A recent report by the Defense Science Board (DSB) praises the Department of Defense for its move towards greater use of agile development approaches, according to Steve Kelman’s column in FCW.
The report – Design and Acquisition of Software for Defense Systems – emphasizes the importance of software in enabling and enhancing weapons systems, and discusses the advantages of iterative development for catching errors quickly and obtaining valuable user feedback.
From the article:
There is an interesting discussion . . . of the advantages of agile for ongoing development of cyber defense capabilities. “Checking a software system’s code base daily keeps manageable the number of changes required to comply with a large base of cyber rules,” the report states. “When a new vulnerability is discovered, additional rules are formulated to detect similar errors in code.”

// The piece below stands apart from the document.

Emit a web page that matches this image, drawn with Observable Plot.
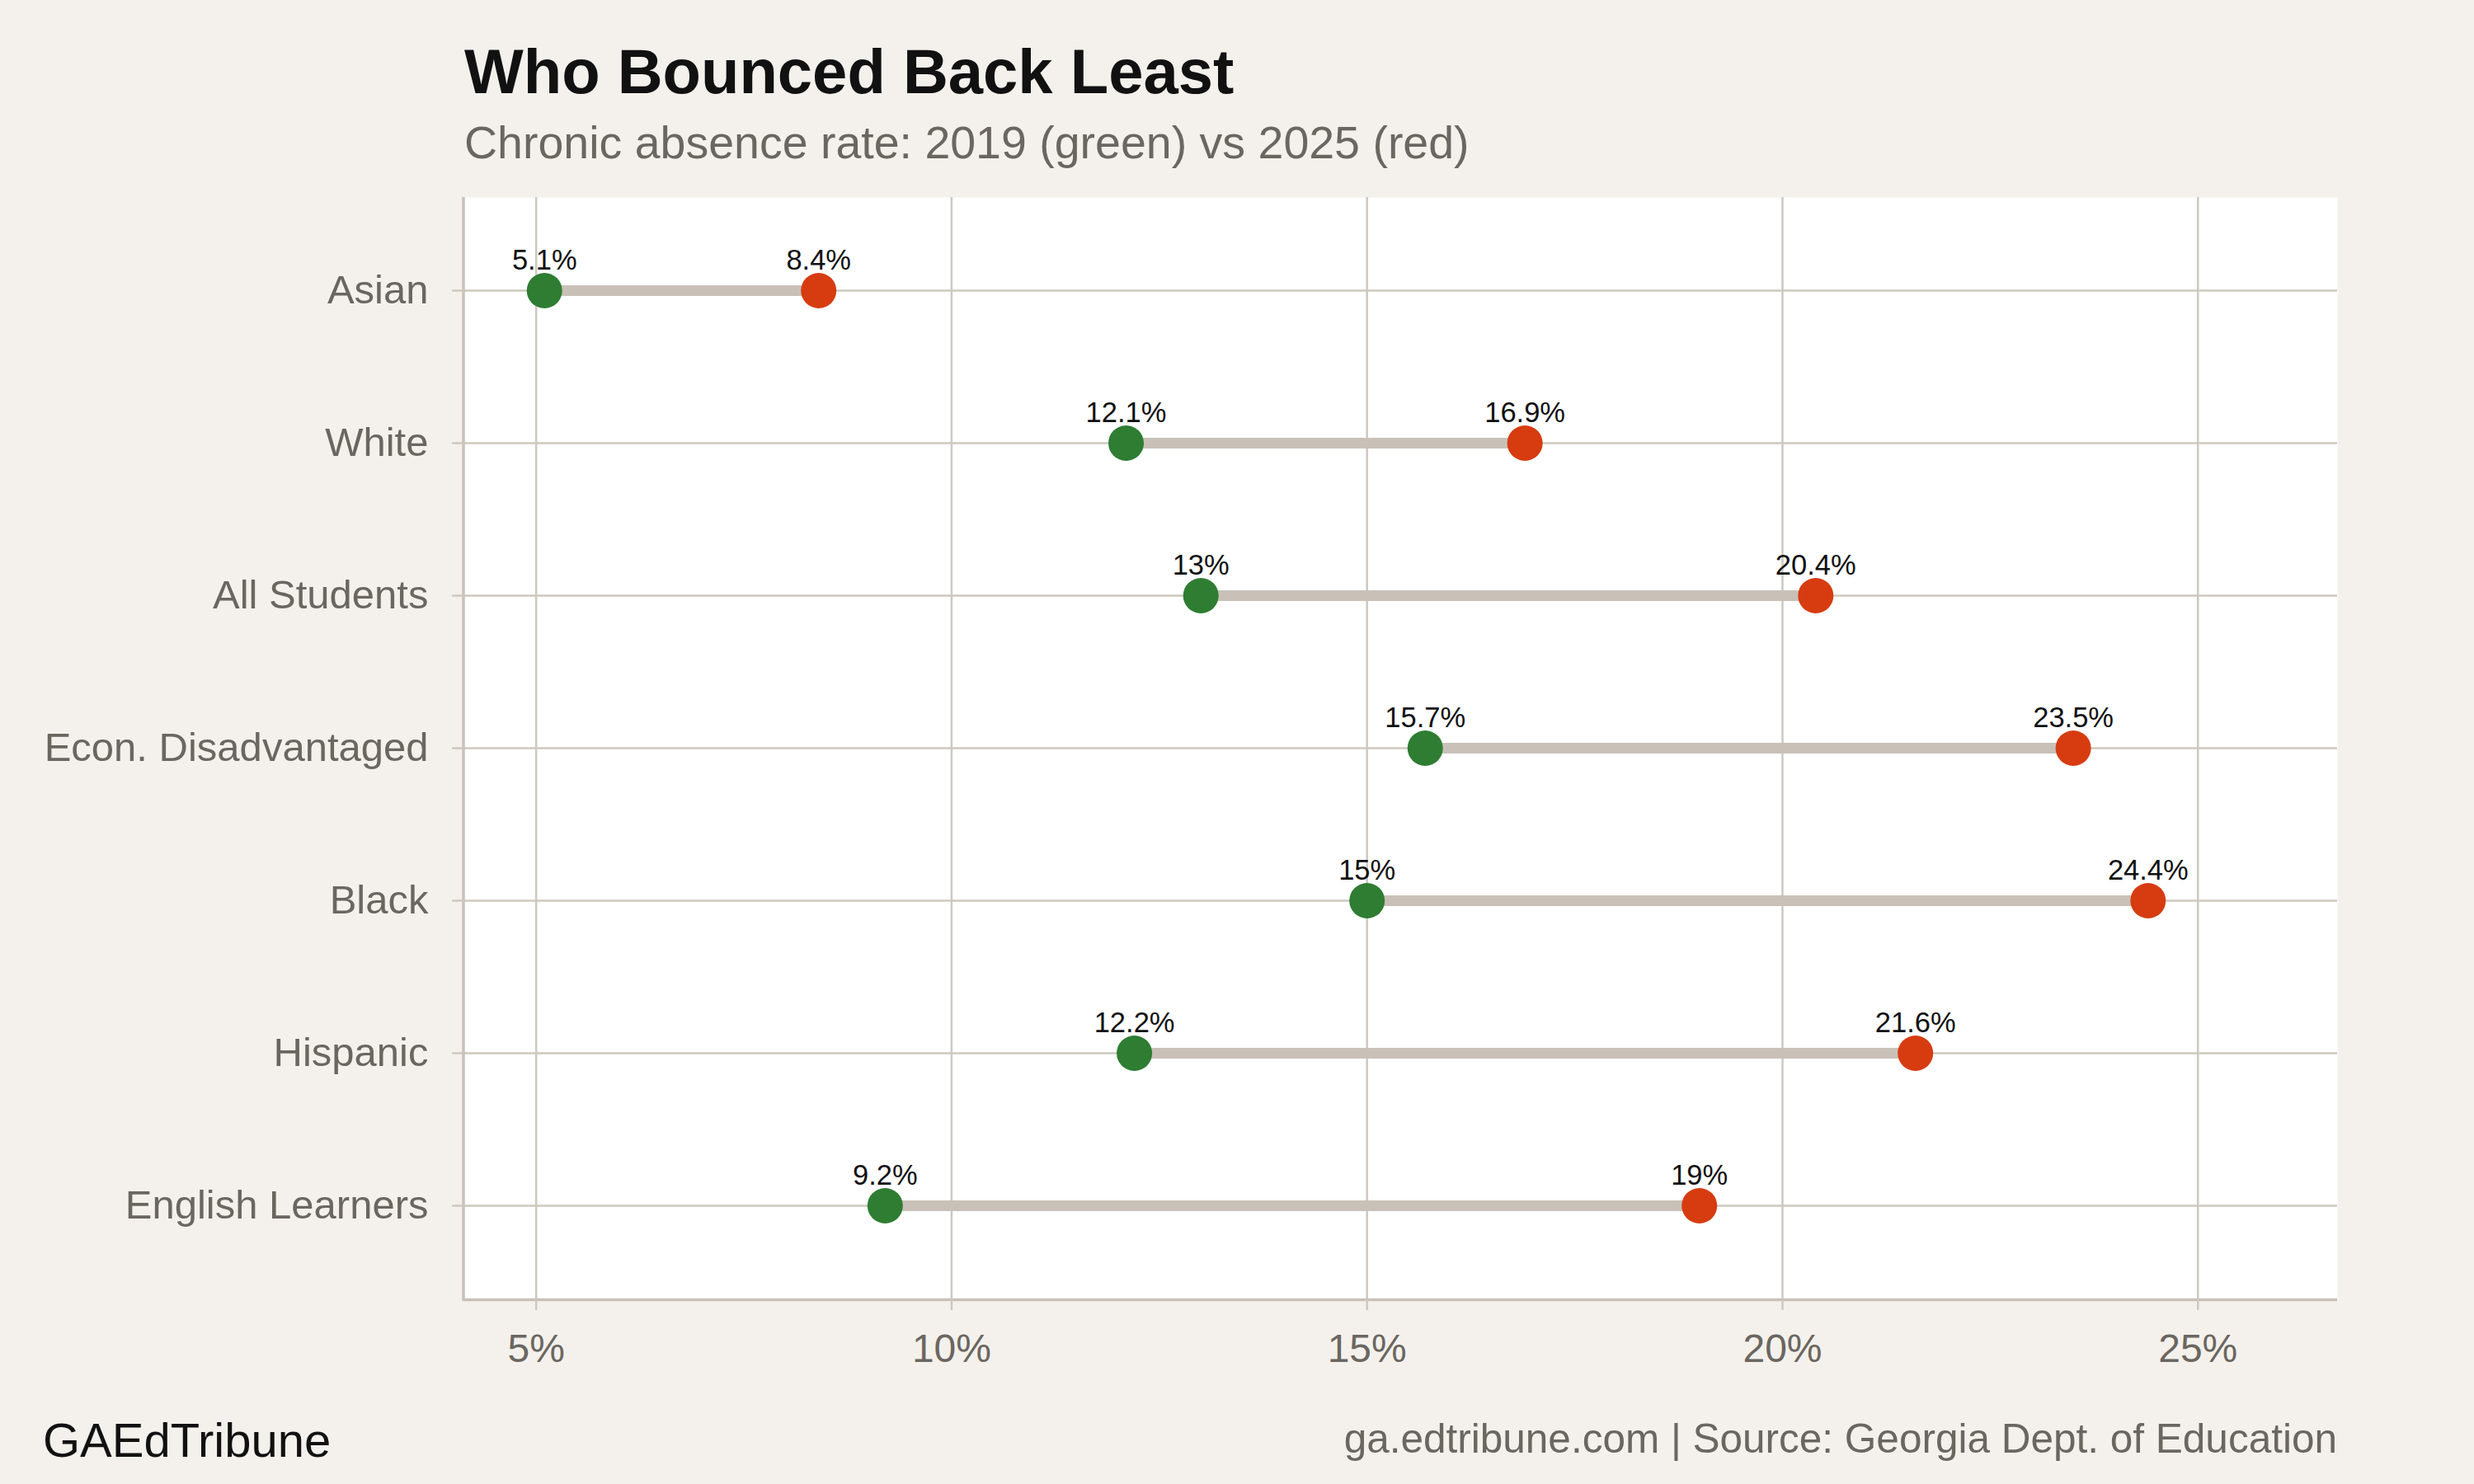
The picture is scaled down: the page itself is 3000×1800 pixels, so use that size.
<!DOCTYPE html>
<html>
<head>
<meta charset="utf-8">
<script src="https://cdn.jsdelivr.net/npm/d3@7"></script>
<script src="https://cdn.jsdelivr.net/npm/@observablehq/plot@0.6"></script>
<style>
  html, body { margin: 0; padding: 0; background: #f4f1ec; }
  #page { position: relative; width: 3000px; height: 1800px; background: #f4f1ec;
          font-family: "Liberation Sans", Arial, Helvetica, sans-serif; overflow: hidden; }
  .txt { position: absolute; line-height: 1; white-space: nowrap; }
  #title { left: 563px; top: 49px; font-size: 76px; font-weight: bold; color: #111; }
  #subtitle { left: 563px; top: 146px; font-size: 55.5px; color: #6b6660; }
  #brand { left: 52px; top: 1718px; font-size: 58px; color: #111; }
  #source { right: 166px; top: 1720px; font-size: 49.5px; color: #6b6660; }
  #chart { position: absolute; left: 0; top: 200px; }
</style>
</head>
<body>
<div id="page">
  <div id="title" class="txt">Who Bounced Back Least</div>
  <div id="subtitle" class="txt">Chronic absence rate: 2019 (green) vs 2025 (red)</div>
  <div id="chart"></div>
  <div id="brand" class="txt">GAEdTribune</div>
  <div id="source" class="txt">ga.edtribune.com | Source: Georgia Dept. of Education</div>
</div>
<script>
// Student groups, top to bottom
const groups = ["Asian", "White", "All Students", "Econ. Disadvantaged", "Black", "Hispanic", "English Learners"];
// Chronic absence rate (%) by year
const rate2019 = [5.1, 12.1, 13, 15.7, 15, 12.2, 9.2];
const rate2025 = [8.4, 16.9, 20.4, 23.5, 24.4, 21.6, 19];
// x-axis ticks (%)
const xTicks = [5, 10, 15, 20, 25];

const green = "#2e7d32";
const red = "#d63c10";
const segColor = "#c9c1b8";
const gridColor = "#cec8bf";
const axisText = "#6b6660";

const rows = groups.map((g, i) => ({group: g, y2019: rate2019[i], y2025: rate2025[i]}));
const pct = v => `${v}%`;

// L-shaped axis lines along the left and bottom of the panel
const axisLines = (index, scales, values, dim) => {
  const g = d3.create("svg:g").attr("stroke", "#c9c1b8").attr("stroke-width", 3.5);
  const left = dim.marginLeft, right = dim.width - dim.marginRight;
  const top = dim.marginTop, bottom = dim.height - dim.marginBottom;
  g.append("line").attr("x1", left).attr("x2", left).attr("y1", top).attr("y2", bottom + 1.5);
  g.append("line").attr("x1", left - 1.5).attr("x2", right).attr("y1", bottom + 1.5).attr("y2", bottom + 1.5);
  return g.node();
};

const chart = Plot.plot({
  width: 3000,
  height: 1475,
  marginLeft: 562,
  marginRight: 166,
  marginTop: 39,
  marginBottom: 100,
  style: {background: "transparent", fontFamily: "'Liberation Sans', Arial, Helvetica, sans-serif", overflow: "visible"},
  x: {domain: [4.13, 26.68]},
  y: {type: "point", domain: groups, padding: 0.6},
  marks: [
    Plot.frame({fill: "white", stroke: "none"}),
    Plot.gridX({ticks: xTicks, stroke: gridColor, strokeOpacity: 1, strokeWidth: 2.5}),
    Plot.gridY({stroke: gridColor, strokeOpacity: 1, strokeWidth: 2.5}),
    axisLines,
    Plot.axisX({ticks: xTicks, tickFormat: pct, tickSize: 14, tickPadding: 28, fontSize: 48,
                fill: axisText, stroke: gridColor, strokeWidth: 2.5, label: null}),
    Plot.axisY({tickSize: 14, tickPadding: 29, fontSize: 49,
                fill: axisText, stroke: gridColor, strokeWidth: 2.5, label: null}),
    Plot.ruleY(rows, {y: "group", x1: "y2019", x2: "y2025", stroke: segColor, strokeWidth: 13}),
    Plot.dot(rows, {x: "y2019", y: "group", r: 21.5, fill: green, stroke: "none"}),
    Plot.dot(rows, {x: "y2025", y: "group", r: 21.5, fill: red, stroke: "none"}),
    Plot.text(rows, {x: "y2019", y: "group", text: d => pct(d.y2019), dy: -37, fontSize: 34.5, fill: "#111", lineAnchor: "middle"}),
    Plot.text(rows, {x: "y2025", y: "group", text: d => pct(d.y2025), dy: -37, fontSize: 34.5, fill: "#111", lineAnchor: "middle"})
  ]
});
document.getElementById("chart").appendChild(chart);
</script>
</body>
</html>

Perhaps the most interesting thing about the DSB report is its publication right now. The report may be coming at just the right time. Stan Soloway . . . currently head of the consulting firm Celero — notes that the Defense Digital Service and Ash Carter’s DIUx, are turning out to be more influential than many predicted. This ties in to my conclusion in a blog a while ago that the U.S. Digital Service and 18F were becoming part of the federal IT ecosystem.
“To some extent it is the result of the uniform military leadership (think ‘customer’) pushing back against a traditional system that doesn’t deliver,” Soloway said.